### The task
Faithfully return all lines, omitting every embedded picture.
◆ ◆ ◆
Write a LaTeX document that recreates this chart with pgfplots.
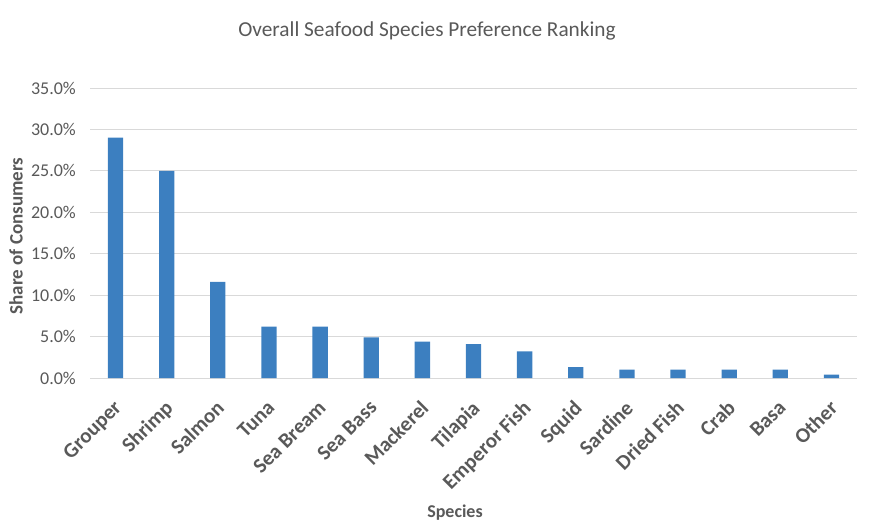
\documentclass[border=0pt]{standalone}
\usepackage{pgfplots}
\pgfplotsset{compat=1.18}
\usepackage{fontspec}
\setmainfont{Carlito}
\definecolor{barblue}{RGB}{60,127,192}
\definecolor{txtgray}{RGB}{89,89,89}
\definecolor{gridgray}{RGB}{217,217,217}
\begin{document}
\begin{tikzpicture}[x=1pt,y=1pt]
\path[use as bounding box] (0,0) rectangle (874,530);
\begin{axis}[
  at={(90pt,152pt)}, anchor=south west, scale only axis,
  width=767pt, height=290pt,
  xmin=-0.5, xmax=14.5, ymin=0, ymax=35,
  ytick={0,5,10,15,20,25,30,35},
  yticklabels={0.0\%,5.0\%,10.0\%,15.0\%,20.0\%,25.0\%,30.0\%,35.0\%},
  xtick={0,1,2,3,4,5,6,7,8,9,10,11,12,13,14},
  xticklabels={Grouper,Shrimp,Salmon,Tuna,Sea Bream,Sea Bass,Mackerel,Tilapia,Emperor Fish,Squid,Sardine,Dried Fish,Crab,Basa,Other},
  x tick label style={xshift=-3pt, yshift=-21pt, rotate=45, anchor=north east, font=\bfseries\fontsize{21}{21}\selectfont, text=txtgray, inner sep=0pt},
  y tick label style={font=\fontsize{18}{18}\selectfont, text=txtgray, inner sep=0pt, xshift=-14pt},
  ymajorgrids, grid style={gridgray, line width=0.8pt},
  axis x line*=bottom, axis y line*=left,
  y axis line style={draw=none},
  x axis line style={gridgray, line width=0.8pt},
  major tick length=0pt, tick style={draw=none},
  clip=false,
]
\addplot[ybar, bar width=15.3pt, fill=barblue, draw=none] coordinates {
(0,29.0) (1,25.0) (2,11.6) (3,6.2) (4,6.2) (5,4.9) (6,4.4) (7,4.1) (8,3.2) (9,1.3) (10,1.0) (11,1.0) (12,1.0) (13,1.0) (14,0.4)
};
\end{axis}
\node[font=\fontsize{21.3}{21.3}\selectfont, text=txtgray] at (427,499) {Overall Seafood Species Preference Ranking};
\node[font=\bfseries\fontsize{19}{19}\selectfont, text=txtgray, rotate=90] at (16,294) {Share of Consumers};
\node[font=\bfseries\fontsize{18}{18}\selectfont, text=txtgray] at (455,17) {Species};
\end{tikzpicture}
\end{document}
◆ ◆ ◆
### Written response
Write a LaTeX document that recreates this chart with pgfplots.
\documentclass[border=0pt]{standalone}
\usepackage{pgfplots}
\pgfplotsset{compat=1.18}
\usepackage{fontspec}
\setmainfont{Carlito}
\definecolor{barblue}{RGB}{60,127,192}
\definecolor{txtgray}{RGB}{89,89,89}
\definecolor{gridgray}{RGB}{217,217,217}
\begin{document}
\begin{tikzpicture}[x=1pt,y=1pt]
\path[use as bounding box] (0,0) rectangle (874,530);
\begin{axis}[
  at={(90pt,152pt)}, anchor=south west, scale only axis,
  width=767pt, height=290pt,
  xmin=-0.5, xmax=14.5, ymin=0, ymax=35,
  ytick={0,5,10,15,20,25,30,35},
  yticklabels={0.0\%,5.0\%,10.0\%,15.0\%,20.0\%,25.0\%,30.0\%,35.0\%},
  xtick={0,1,2,3,4,5,6,7,8,9,10,11,12,13,14},
  xticklabels={Grouper,Shrimp,Salmon,Tuna,Sea Bream,Sea Bass,Mackerel,Tilapia,Emperor Fish,Squid,Sardine,Dried Fish,Crab,Basa,Other},
  x tick label style={xshift=-3pt, yshift=-21pt, rotate=45, anchor=north east, font=\bfseries\fontsize{21}{21}\selectfont, text=txtgray, inner sep=0pt},
  y tick label style={font=\fontsize{18}{18}\selectfont, text=txtgray, inner sep=0pt, xshift=-14pt},
  ymajorgrids, grid style={gridgray, line width=0.8pt},
  axis x line*=bottom, axis y line*=left,
  y axis line style={draw=none},
  x axis line style={gridgray, line width=0.8pt},
  major tick length=0pt, tick style={draw=none},
  clip=false,
]
\addplot[ybar, bar width=15.3pt, fill=barblue, draw=none] coordinates {
(0,29.0) (1,25.0) (2,11.6) (3,6.2) (4,6.2) (5,4.9) (6,4.4) (7,4.1) (8,3.2) (9,1.3) (10,1.0) (11,1.0) (12,1.0) (13,1.0) (14,0.4)
};
\end{axis}
\node[font=\fontsize{21.3}{21.3}\selectfont, text=txtgray] at (427,499) {Overall Seafood Species Preference Ranking};
\node[font=\bfseries\fontsize{19}{19}\selectfont, text=txtgray, rotate=90] at (16,294) {Share of Consumers};
\node[font=\bfseries\fontsize{18}{18}\selectfont, text=txtgray] at (455,17) {Species};
\end{tikzpicture}
\end{document}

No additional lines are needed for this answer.